Baymard's cart-abandonment research explains the commercial incentive. Checkout abandonment remains common, which is why cart recovery became a standard ecommerce practice instead of a niche tactic. When merchants know so many carts go unfinished, every reminder message becomes valuable. It is a second attempt not just to recover revenue, but to learn which people still look persuadable after the first hesitation moment.

Mailchimp's documentation on open tracking makes the measurement layer explicit. The company explains that open tracking uses a tiny, transparent graphic image embedded in a campaign email so the sender can track opens. That detail matters because it turns an ordinary retail reminder into a behavioral signal. Once the store knows that the email was opened, ignored, or clicked quickly, the message is no longer only a prompt. It is also feedback about timing, attention, and likely return intent.

Apple's Mail Privacy Protection shows why this became controversial enough to trigger product-level defenses. Apple says the feature helps prevent senders from learning when a recipient opens an email and masks the IP address so it cannot be linked to other online activity or used to determine location. Apple would not need to hide those details if email had remained a simple inbox channel. The protection exists because marketers had come to rely on email opens and related metadata as actionable tracking signals.

Pew Research Center's privacy findings help explain why consumers often experience these flows as creepier than merchants expect. Most people already feel low control over how companies use their data. So when a shopper gives an email early, receives a precisely timed reminder, and then lands back in a highly instrumented cart, the interaction can feel less like service and more like a stitched behavioral loop. The email is no longer separate from the website. It becomes part of the same profiling and conversion system.
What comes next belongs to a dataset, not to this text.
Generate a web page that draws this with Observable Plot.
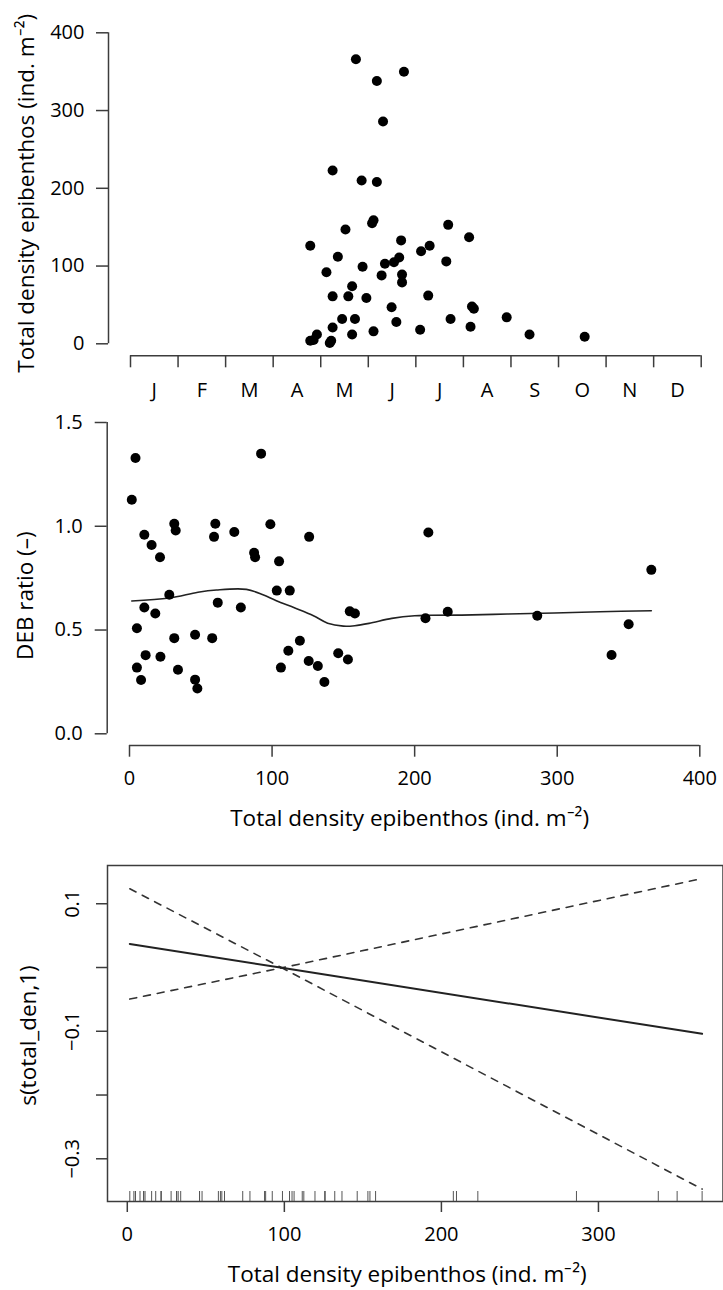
<!DOCTYPE html>
<html><head><meta charset="utf-8">
<script src="https://cdn.jsdelivr.net/npm/d3@7"></script>
<script src="https://cdn.jsdelivr.net/npm/@observablehq/plot@0.6"></script>
<style>
body{margin:0;background:#fff;}
#wrap{position:relative;width:723px;height:1290px;overflow:hidden;}
#wrap > svg{position:absolute;left:0;}
</style></head><body><div id="wrap"></div>
<script>
// ---- data ----
const monthLabels = ["J","F","M","A","M","J","J","A","S","O","N","D"];
const monthTicks = [0,1,2,3,4,5,6,7,8,9,10,11,12];
const densityTicks = [0,100,200,300,400];
// panel 1: sampling time (fractional month) vs total density
const sampleMonth = [3.78,3.78,3.85,3.92,4.12,4.19,4.22,4.25,4.25,4.25,4.36,4.45,4.52,4.58,4.66,4.66,4.72,4.74,4.86,4.88,4.96,5.08,5.11,5.11,5.18,5.18,5.28,5.31,5.35,5.49,5.54,5.59,5.65,5.69,5.71,5.71,5.75,6.09,6.11,6.26,6.29,6.64,6.68,6.73,7.12,7.15,7.18,7.22,7.91,8.39,9.55];
const sampleDensity = [126,4,5,12,92,1,4,223,61,21,112,32,147,61,74,12,32,366,210,99,59,155,159,16,338,208,88,286,103,47,105,28,111,133,89,79,350,18,119,62,126,106,153,32,137,22,48,45,34,12,9];
// panel 2: total density vs DEB ratio
const debDensity = [1.6,4.2,5.2,5.2,8.1,10.4,10.4,11.3,15.5,18.1,21.4,21.7,27.9,31.4,32.4,31.4,34.0,46.0,46.0,47.6,58.0,59.3,60.2,61.9,73.5,78.1,87.4,88.1,92.3,98.8,103.3,104.9,106.2,111.4,112.4,119.5,125.7,126.0,132.1,136.7,146.4,153.2,154.5,158.1,207.6,209.6,223.2,286.0,338.1,350.1,366.0];
const debRatio = [1.128,1.329,0.509,0.319,0.259,0.959,0.609,0.379,0.910,0.580,0.851,0.371,0.670,1.012,0.980,0.461,0.309,0.477,0.261,0.218,0.461,0.949,1.012,0.632,0.972,0.609,0.872,0.851,1.350,1.010,0.690,0.831,0.319,0.400,0.690,0.448,0.351,0.949,0.327,0.250,0.388,0.358,0.590,0.580,0.557,0.970,0.588,0.569,0.380,0.528,0.790];
const ratioTicks = [0,0.5,1,1.5];
// panel 2: smoother
const loessDensity = [1.6,27.9,48,61,82,93.6,103,116,129,139,150,158,168,184,200,210,233,265,298,330,366];
const loessRatio = [0.640,0.654,0.682,0.693,0.696,0.670,0.641,0.606,0.569,0.533,0.519,0.521,0.532,0.556,0.569,0.571,0.572,0.577,0.582,0.588,0.593];
// panel 3: GAM smooth term with confidence band
const gamDensity = [1.6, 98.4, 366];
const gamFit = [0.037, -0.0005, -0.104];
const gamUpper = [0.1235, -0.0005, 0.1395];
const gamLower = [-0.0495, -0.0005, -0.3475];
const gamTicksX = [0,100,200,300];
const gamTicksY = [-0.3,-0.2,-0.1,0,0.1];
const gamLabelsY = [0.1,-0.1,-0.3];

const xTitle = "Total density epibenthos (ind. m\u207B\u00B2)";
const font = "'Open Sans', sans-serif";
const fs = 20;
const tfs = 22.5;
const ink = "#000";
const axisCol = "#3c3c3c";
const baseStyle = {fontFamily: font, fontSize: fs + "px", color: ink, background: "transparent", overflow: "visible"};
const wrap = document.getElementById("wrap");
function place(svg, top){ svg.style.top = top + "px"; wrap.appendChild(svg); }
const minus = d => d3.format(".1f")(d).replace("-", "\u2212");
const titleOpts = {text: d => d, fill: ink, lineAnchor: "middle", textAnchor: "middle", fontSize: tfs};

// ---- panel 1 ----
const p1data = sampleMonth.map((m,i) => ({m, d: sampleDensity[i]}));
const p1 = Plot.plot({
  width: 723, height: 400,
  marginLeft: 130, marginRight: 22.3, marginTop: 32.3, marginBottom: 56.7,
  style: baseStyle,
  x: {domain: [0,12], axis: null},
  y: {domain: [0,400], axis: null},
  marks: [
    Plot.ruleX([0], {y1: 0, y2: 400, dx: -22, stroke: axisCol, strokeWidth: 1.5}),
    Plot.axisY(densityTicks, {tickSize: 12, dx: -22, tickPadding: 12, stroke: axisCol, strokeWidth: 1.5, fill: ink, label: null}),
    Plot.ruleY([0], {x1: 0, x2: 12, dy: 12, stroke: axisCol, strokeWidth: 1.5}),
    Plot.axisX(monthTicks, {tickSize: 12, dy: 12, tickFormat: () => "", stroke: axisCol, strokeWidth: 1.5, label: null}),
    Plot.text(monthLabels, {x: (d,i) => i + 0.5, y: 0, dy: 47, text: d => d, fill: ink, lineAnchor: "middle"}),
    Plot.dot(p1data, {x: "m", y: "d", r: 5, fill: ink, stroke: "none"}),
    Plot.text([xTitle], {frameAnchor: "left", dx: -103.5, dy: 5, rotate: -90, ...titleOpts})
  ]
});
place(p1, 0);

// ---- panel 2 ----
const p2data = debDensity.map((d,i) => ({d, r: debRatio[i]}));
const p2line = loessDensity.map((d,i) => ({d, r: loessRatio[i]}));
const p2 = Plot.plot({
  width: 723, height: 445,
  marginLeft: 129, marginRight: 23.7, marginTop: 22, marginBottom: 111.7,
  style: baseStyle,
  x: {domain: [0,400], axis: null},
  y: {domain: [0,1.5], axis: null},
  marks: [
    Plot.ruleX([0], {y1: 0, y2: 1.5, dx: -22.3, stroke: axisCol, strokeWidth: 1.5}),
    Plot.axisY(ratioTicks, {tickSize: 12, dx: -22.3, tickPadding: 12.5, tickFormat: d3.format(".1f"), stroke: axisCol, strokeWidth: 1.5, fill: ink, label: null}),
    Plot.ruleY([0], {x1: 0, x2: 400, dy: 11.7, stroke: axisCol, strokeWidth: 1.5}),
    Plot.axisX(densityTicks, {tickSize: 11.7, dy: 11.7, tickPadding: 14, stroke: axisCol, strokeWidth: 1.5, fill: ink, label: null}),
    Plot.line(p2line, {x: "d", y: "r", curve: "catmull-rom", stroke: "#222", strokeWidth: 1.6}),
    Plot.dot(p2data, {x: "d", y: "r", r: 5, fill: ink, stroke: "none"}),
    Plot.text(["DEB ratio (\u2013)"], {frameAnchor: "left", dx: -104, dy: 17.5, rotate: -90, ...titleOpts}),
    Plot.text([xTitle], {frameAnchor: "bottom", dx: -5, dy: 84.7, ...titleOpts})
  ]
});
place(p2, 400);

// ---- panel 3 ----
const band = gamDensity.map((d,i) => ({d, fit: gamFit[i], up: gamUpper[i], lo: gamLower[i]}));
const p3 = Plot.plot({
  width: 723, height: 440,
  marginLeft: 107, marginRight: 0.5, marginTop: 20, marginBottom: 84,
  style: baseStyle,
  x: {domain: [-12.6, 379.3], axis: null},
  y: {domain: [-0.367, 0.160], axis: null},
  marks: [
    Plot.frame({stroke: axisCol, strokeWidth: 1.5}),
    Plot.axisY(gamTicksY, {tickSize: 11, tickFormat: () => "", stroke: axisCol, strokeWidth: 1.5, label: null}),
    Plot.text(gamLabelsY, {y: d => d, frameAnchor: "left", dx: -35, rotate: -90, text: minus, fill: ink, lineAnchor: "middle", textAnchor: "middle"}),
    Plot.axisX(gamTicksX, {tickSize: 11, tickPadding: 14, stroke: axisCol, strokeWidth: 1.5, fill: ink, label: null}),
    Plot.tickX(debDensity, {x: d => d, insetTop: 326, stroke: "#555", strokeWidth: 1}),
    Plot.line(band, {x: "d", y: "up", stroke: "#333", strokeWidth: 1.6, strokeDasharray: "7,7"}),
    Plot.line(band, {x: "d", y: "lo", stroke: "#333", strokeWidth: 1.6, strokeDasharray: "7,7"}),
    Plot.line(band, {x: "d", y: "fit", stroke: "#222", strokeWidth: 2}),
    Plot.text(["s(total_den,1)"], {frameAnchor: "left", dx: -79, dy: 2, rotate: -90, ...titleOpts}),
    Plot.text([xTitle], {frameAnchor: "bottom", dx: -8, dy: 73, ...titleOpts})
  ]
});
place(p3, 845);
</script></body></html>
That is why pixel tracking in ecommerce email deserves privacy attention. A cart reminder can still be useful, but usefulness does not erase the measurement layer hiding inside it. Cloak's shopping-first lens is valuable here because the question is easy to understand: what extra information did the reminder generate, and how did that feed the return session? A real defense product should make that handoff visible instead of treating the inbox as outside the privacy story.